In other trending areas, such as plant-based, healthy, and free-from, the food chief is seeing either little innovation, or few sales. “I can’t think of a [single] luxury vegan production. If someone has something very specific, I’d be interested to see it,” he told food entrepreneurs.
Harrods has struggled with sales on products ‘vaguely healthy eating orientated’, he continued, suggesting that consumers choose to shop at the retailer for luxury indulgence. Dietary requirements are also ‘niche’ at the store. “I would say they are less mainstream [at Harrods] than they are at Tesco, for example.”
Sustainability
Offering insight into Harrods sustainability strategies in food, Dee addressed one of the store’s unique selling points: its packaging.
“It is a real dilemma,” he revealed, “because sometimes plastic is the right packaging”. There are, however, ways the retailer can cut down on its plastic use. Double packaging is one such area currently being addressed via a retendering process across the food category.
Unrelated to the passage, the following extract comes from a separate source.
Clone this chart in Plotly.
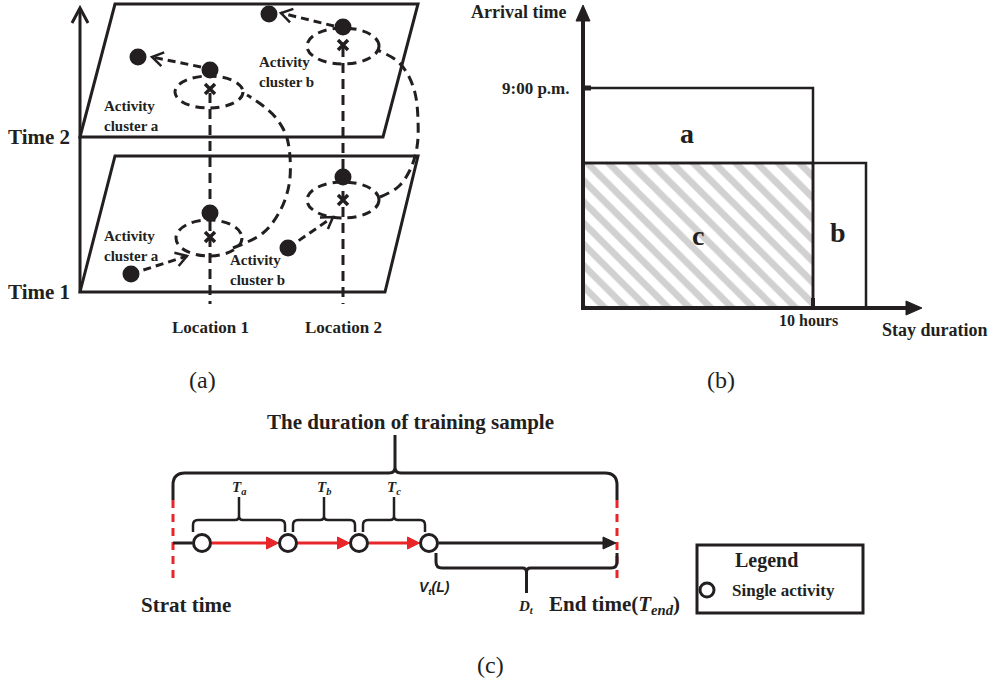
import math
import plotly.graph_objects as go

W, H = 995, 687
SERIF = "Liberation Serif"
SANS = "Liberation Sans"
INK = "#231f20"
RED = "#e8262a"
GREY = "#a3a3a3"

# ---------------- Panel (a): activity clusters on two time planes ----------------
time_labels = ["Time 1", "Time 2"]
plane_bottom_y = [292, 137]
plane_top_y = [156, 4]
plane_bottom_left_x = [80, 80]
plane_top_left_x = [115, 115]
plane_bottom_right_x = [385, 383]
plane_top_right_x = [418, 418]
time_axis_x, time_axis_y0, time_axis_y1 = 80, 292, 8

location_labels = ["Location 1", "Location 2"]
location_x = [210, 343]
location_top_y = [93, 47]
location_bottom_y = 304

# clusters: lower a, lower b, upper a, upper b
cluster_names = ["Activity<br>cluster a", "Activity<br>cluster b", "Activity<br>cluster a", "Activity<br>cluster b"]
cluster_label_x = [102, 228, 102, 257]
cluster_label_y = [246, 270, 116, 72]
cluster_cx = [209, 343, 209, 343]
cluster_cy = [238, 200, 92, 46]
cluster_rx = [33, 36, 34, 36]
cluster_ry = [18, 18, 16, 18]
center_x = [210, 343, 210, 343]
center_y = [237, 200, 89, 45]
member_x = [210, 343, 210, 343]
member_y = [213, 177, 70, 27]
outlier_x = [131, 288, 138, 269]
outlier_y = [274, 248, 57, 14]
move_from = [(131, 274), (288, 248), (201, 67), (334, 26)]
move_to = [(187, 256), (333, 217), (152, 57), (281, 13)]
link_curves = [
    [(233, 248), (263, 233), (280, 211), (289, 185), (290, 157), (286, 135), (276, 118), (262, 105), (247, 95)],
    [(380, 197), (398, 187), (410, 170), (417, 147), (418, 120), (415, 93), (407, 73), (396, 60), (377, 50)],
]

# ---------------- Panel (b): arrival time vs stay duration ----------------
origin_x, origin_y = 583, 308
y_axis_top, x_axis_right = 5, 922
arrival_label, arrival_y = "9:00 p.m.", 88
stay_label, stay_x = "10 hours", 813
split_y = 163
region_b_right = 866
region_letters = ["a", "b", "c"]
region_letter_x = [687, 838, 698]
region_letter_y = [133, 232, 235]

# ---------------- Panel (c): training sample timeline ----------------
sample_start, sample_end = 173, 617
timeline_y = 543
activity_t = [202, 288, 359, 429]
gap_labels = ["<b><i>T<sub>a</sub></i></b>", "<b><i>T<sub>b</sub></i></b>", "<b><i>T<sub>c</sub></i></b>"]
gap_start = [193, 293, 363]
gap_end = [285, 355, 425]
dt_start = 436

fig = go.Figure()
shapes = []
annotations = []


def line(x0, y0, x1, y1, color=INK, width=3, dash="solid"):
    shapes.append(dict(type="line", xref="x", yref="y", x0=x0, y0=y0, x1=x1, y1=y1,
                       line=dict(color=color, width=width, dash=dash)))


def path(d, color=INK, width=3, dash="solid", fill=None):
    s = dict(type="path", xref="x", yref="y", path=d, line=dict(color=color, width=width, dash=dash))
    if fill:
        s["fillcolor"] = fill
    shapes.append(s)


def head(tip, tail, length, half, filled, color=INK, width=2.5):
    dx, dy = tip[0] - tail[0], tip[1] - tail[1]
    n = math.hypot(dx, dy)
    ux, uy = dx / n, dy / n
    px, py = -uy, ux
    bx, by = tip[0] - ux * length, tip[1] - uy * length
    d = f"M{bx + px * half},{by + py * half} L{tip[0]},{tip[1]} L{bx - px * half},{by - py * half}"
    if filled:
        path(d + " Z", color=color, width=1, fill=color)
    else:
        path(d, color=color, width=width)


def text(x, y, t, size, xanchor="center", family=SERIF, bold=True, align="center"):
    annotations.append(dict(x=x, y=y, xref="x", yref="y", text=(f"<b>{t}</b>" if bold else t),
                            showarrow=False, xanchor=xanchor, yanchor="middle", align=align,
                            font=dict(family=family, size=size, color=INK)))


def brace(x0, x1, y_bar, y_tip, y_end, r_end, r_mid, width=3):
    d = 1 if y_tip > y_bar else -1
    xm = (x0 + x1) / 2
    p = (f"M{x0},{y_end} L{x0},{y_bar - d * r_end} Q{x0},{y_bar} {x0 + r_end},{y_bar} "
         f"L{xm - r_mid},{y_bar} Q{xm},{y_bar} {xm},{y_bar + d * r_mid} L{xm},{y_tip} "
         f"M{xm},{y_bar + d * r_mid} Q{xm},{y_bar} {xm + r_mid},{y_bar} "
         f"L{x1 - r_end},{y_bar} Q{x1},{y_bar} {x1},{y_bar - d * r_end} L{x1},{y_end}")
    path(p, width=width)


# ===== Panel (a) =====
DASH = "10px,6px"
for i in range(2):
    path(f"M{plane_bottom_left_x[i]},{plane_bottom_y[i]} L{plane_top_left_x[i]},{plane_top_y[i]} "
         f"L{plane_top_right_x[i]},{plane_top_y[i]} L{plane_bottom_right_x[i]},{plane_bottom_y[i]} Z", width=3)
    text(72, plane_bottom_y[i], time_labels[i], 21, xanchor="right")
line(time_axis_x, time_axis_y0, time_axis_x, time_axis_y1, width=3)
head((time_axis_x, time_axis_y1), (time_axis_x, time_axis_y0), 15, 8, False, width=3)

for i in range(2):
    line(location_x[i], location_top_y[i], location_x[i], location_bottom_y, width=3, dash=DASH)
    text(location_x[i], 327, location_labels[i], 17)

for i in range(4):
    shapes.append(dict(type="circle", xref="x", yref="y",
                       x0=cluster_cx[i] - cluster_rx[i], x1=cluster_cx[i] + cluster_rx[i],
                       y0=cluster_cy[i] - cluster_ry[i], y1=cluster_cy[i] + cluster_ry[i],
                       line=dict(color=INK, width=3, dash="9px,6px")))
    a, b = move_from[i], move_to[i]
    line(a[0], a[1], b[0], b[1], width=3, dash="8px,5px")
    head(b, a, 11, 7, False, width=2.5)
    text(cluster_label_x[i], cluster_label_y[i], cluster_names[i], 15, xanchor="left", align="left")

for curve in link_curves:
    fig.add_trace(go.Scatter(x=[p[0] for p in curve], y=[p[1] for p in curve], mode="lines",
                             line=dict(color=INK, width=3, dash="10px,6px", shape="spline"),
                             hoverinfo="skip", showlegend=False))

fig.add_trace(go.Scatter(x=member_x + outlier_x, y=member_y + outlier_y, mode="markers",
                         marker=dict(size=17, color=INK), hoverinfo="skip", showlegend=False))
fig.add_trace(go.Scatter(x=center_x, y=center_y, mode="markers",
                         marker=dict(symbol="x-thin", size=10, line=dict(color=INK, width=3.5)),
                         hoverinfo="skip", showlegend=False))
text(202, 380, "(a)", 24, bold=False)

# ===== Panel (b) =====
fig.add_trace(go.Scatter(x=[origin_x, stay_x, stay_x, origin_x, origin_x],
                         y=[split_y, split_y, origin_y, origin_y, split_y],
                         mode="none", fill="toself", fillcolor="white",
                         fillpattern=dict(shape="\\", size=15, solidity=0.45, fgcolor=GREY, bgcolor="white"),
                         hoverinfo="skip", showlegend=False))
shapes.append(dict(type="rect", xref="x", yref="y", x0=origin_x, x1=stay_x, y0=arrival_y, y1=split_y,
                   line=dict(color=INK, width=2.5)))
shapes.append(dict(type="rect", xref="x", yref="y", x0=origin_x, x1=stay_x, y0=split_y, y1=origin_y,
                   line=dict(color=INK, width=2.5)))
shapes.append(dict(type="rect", xref="x", yref="y", x0=stay_x, x1=region_b_right, y0=split_y, y1=origin_y,
                   line=dict(color=INK, width=2.5)))
line(origin_x, origin_y, origin_x, y_axis_top + 12, width=4)
head((origin_x, y_axis_top), (origin_x, origin_y), 16, 7, True)
line(origin_x - 2, origin_y, x_axis_right - 12, origin_y, width=4)
head((x_axis_right, origin_y), (origin_x, origin_y), 16, 7, True)
line(origin_x, arrival_y, origin_x + 8, arrival_y, width=5)
line(stay_x, origin_y - 10, stay_x, origin_y, width=4)
text(568, 12, "Arrival time", 18, xanchor="right")
text(572, arrival_y, arrival_label, 17, xanchor="right")
text(808, 320, stay_label, 16)
text(935, 330, "Stay duration", 18)
for i in range(3):
    text(region_letter_x[i], region_letter_y[i], region_letters[i], 28)
text(721, 380, "(b)", 24, bold=False)

# ===== Panel (c) =====
line(sample_start, 500, sample_start, 582, color=RED, width=3, dash="8px,6px")
line(sample_end, 500, sample_end, 582, color=RED, width=3, dash="8px,6px")
brace(sample_start, sample_end, 473, 435, 500, 12, 6, width=3)
text((sample_start + sample_end) / 2 + 15, 422, "The duration of training sample", 21)
for i in range(3):
    brace(gap_start[i], gap_end[i], 520, 497, 532, 5, 4, width=2.5)
    annotations.append(dict(x=(gap_start[i] + gap_end[i]) / 2, y=488, xref="x", yref="y", text=gap_labels[i],
                            showarrow=False, font=dict(family=SERIF, size=15, color=INK)))
brace(dt_start, sample_end, 568, 593, 553, 6, 4, width=3)

R = 9.5
line(sample_start, timeline_y, activity_t[0] - R, timeline_y, width=3)
for i in range(3):
    x0, x1 = activity_t[i] + R, activity_t[i + 1] - R
    line(x0, timeline_y, x1 - 10, timeline_y, color=RED, width=3)
    head((x1, timeline_y), (x0, timeline_y), 12, 6, True, color=RED)
line(activity_t[3] + R, timeline_y, sample_end - 12, timeline_y, width=3)
head((sample_end - 1, timeline_y), (activity_t[3], timeline_y), 13, 6, True)
for t in activity_t:
    shapes.append(dict(type="circle", xref="x", yref="y", x0=t - R + 1, x1=t + R - 1,
                       y0=timeline_y - R + 1, y1=timeline_y + R - 1,
                       fillcolor="white", line=dict(color=INK, width=3)))

annotations.append(dict(x=434, y=588, xref="x", yref="y", text="<b><i>V<sub>t</sub>(L)</i></b>", showarrow=False,
                        font=dict(family=SANS, size=14, color=INK)))
annotations.append(dict(x=526, y=607, xref="x", yref="y", text="<b><i>D<sub>t</sub></i></b>", showarrow=False,
                        font=dict(family=SERIF, size=15, color=INK)))
annotations.append(dict(x=547, y=605, xref="x", yref="y", xanchor="left",
                        text="<b>End time(<i>T<sub>end</sub></i>)</b>", showarrow=False,
                        font=dict(family=SERIF, size=21, color=INK)))
text(186, 605, "Strat time", 21)

# legend box
shapes.append(dict(type="rect", xref="x", yref="y", x0=697, x1=863, y0=545, y1=613, line=dict(color=INK, width=3)))
text(766, 560, "Legend", 20)
shapes.append(dict(type="circle", xref="x", yref="y", x0=700, x1=714, y0=583, y1=597,
                   fillcolor="white", line=dict(color=INK, width=3)))
text(730, 590, "Single activity", 17, xanchor="left")
text(490, 665, "(c)", 24, bold=False)

for s in shapes:
    s.setdefault("layer", "above")

fig.update_layout(
    width=W, height=H, autosize=False,
    margin=dict(l=0, r=0, t=0, b=0),
    paper_bgcolor="white", plot_bgcolor="white",
    xaxis=dict(range=[0, W], visible=False, fixedrange=True),
    yaxis=dict(range=[H, 0], visible=False, fixedrange=True),
    shapes=shapes, annotations=annotations, showlegend=False,
)
fig.write_html("out.html", config={"displayModeBar": False})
“We are looking at every single Harrods own-label SKU [of which there are approximately 1,500] and retendering it, redesigning it, repackaging it, and having to look at different packaging options. What I’m interested is in ensuring that the packaging we sell food in is what our customers expect it to be.”
Ultimately, however, quality remains the main driver of the business. “We will address quality before we address sustainability, and then we will address sustainability through this core process.”
In other areas, the luxury retailer is broadly, and proudly, waste-free. By producing ‘food for now’ ranges itself, and self-managing its fresh food category, the store is responsible for ‘very minimal waste’ on counters. “We only buy what we need and…we only sell what we’ve made,” he elaborated. “Which is not true in the rest of the world.”